Reverby was not surprised about the College’s decision to suspend the minor, and points to the ongoing financial difficulties the College has faced in recent years. “Given the kinds of cutbacks that have been in the faculty, both because of the retirement program and also the financial needs of the College, there hasn’t been hiring. I knew when I retired that I wasn’t going to be replaced exactly,” she said.
The loss of the health and society minor comes in the wake of the Voluntary Retirement Program (VRP), a one-time retirement program that offered incentives to faculty and staff members over a set age and experience threshold. The VRP contributed to the administration’s efforts to achieve a sustainable operating budget.
In spring 2018, President Paula Johnson thanked the success of the VRP in “streamlining” operations and cutting costs. “In order to accomplish the needed reduction in the overall size of the faculty, the majority of tenure-track lines vacated as a result of the VRP will not be replaced,” Johnson stated in her email announcement.
As previously reported, faculty across all disciplines were worried about the curricular effects the VRP. Thirty-four faculty members across numerous departments took the package, including Galarneau.
“Those of us who were in that position back then, we had no idea what it would mean. We knew the College was looking to reduce faculty, but we didn’t know what that meant for any individual program, because no one knew how many people would actually take it,” Galarneau said.
Reverby retired just before the VRP announcement, but still acknowledges its role, and retirement in general, as a key factor in the suspension of the minor. “The problem with the buyout is that it’s not purposeful because it’s up to people’s personal decisions, so one department could lose large numbers of people just on the age gradient. The College has to make hard decisions all the time about whose needs can they address,” she said.
Despite the loss of the minor, students will still be able to incorporate courses related to public health into their studies. “All the intro courses talk about women’s health among the many other topics they cover. So students who want to know more about these topics will still find them in our courses and in courses in other departments in the College,” explained Hertz.
The degree to which students will be able to pursue those interests is unclear.
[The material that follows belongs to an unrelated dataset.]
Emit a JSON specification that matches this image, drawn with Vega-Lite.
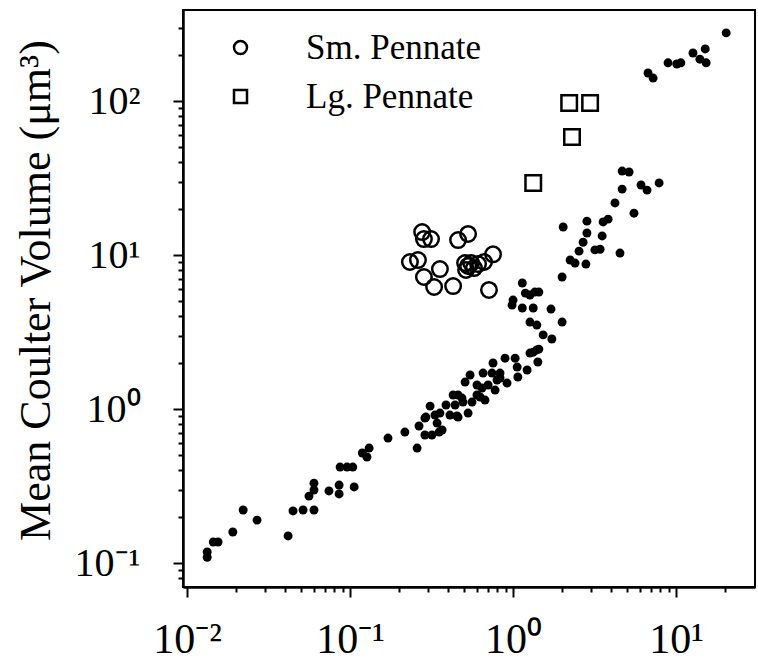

As Reverby notes, students may need to pursue an independent major in the topics, just as students did prior to the establishment of the minor. “The memo doesn’t address the issue of whether or not students will be able to pull together enough courses to make a coherent major in health and society,” she said.
Velenchik’s memo also notes that CCAP would consider alternative designs and departmental homes for a program derived from the health and society minor.
The founders of the minor take hope in the continued interest across the student body. “There’s a lot of ways in a student’s curriculum to explore her interest in this area. I just want to encourage students to not feel completely discouraged by this,” said Reverby.
“Disappointing as this suspension is, it’s heartening that it’s not a closure. I take hope in that,” explained Galarneau.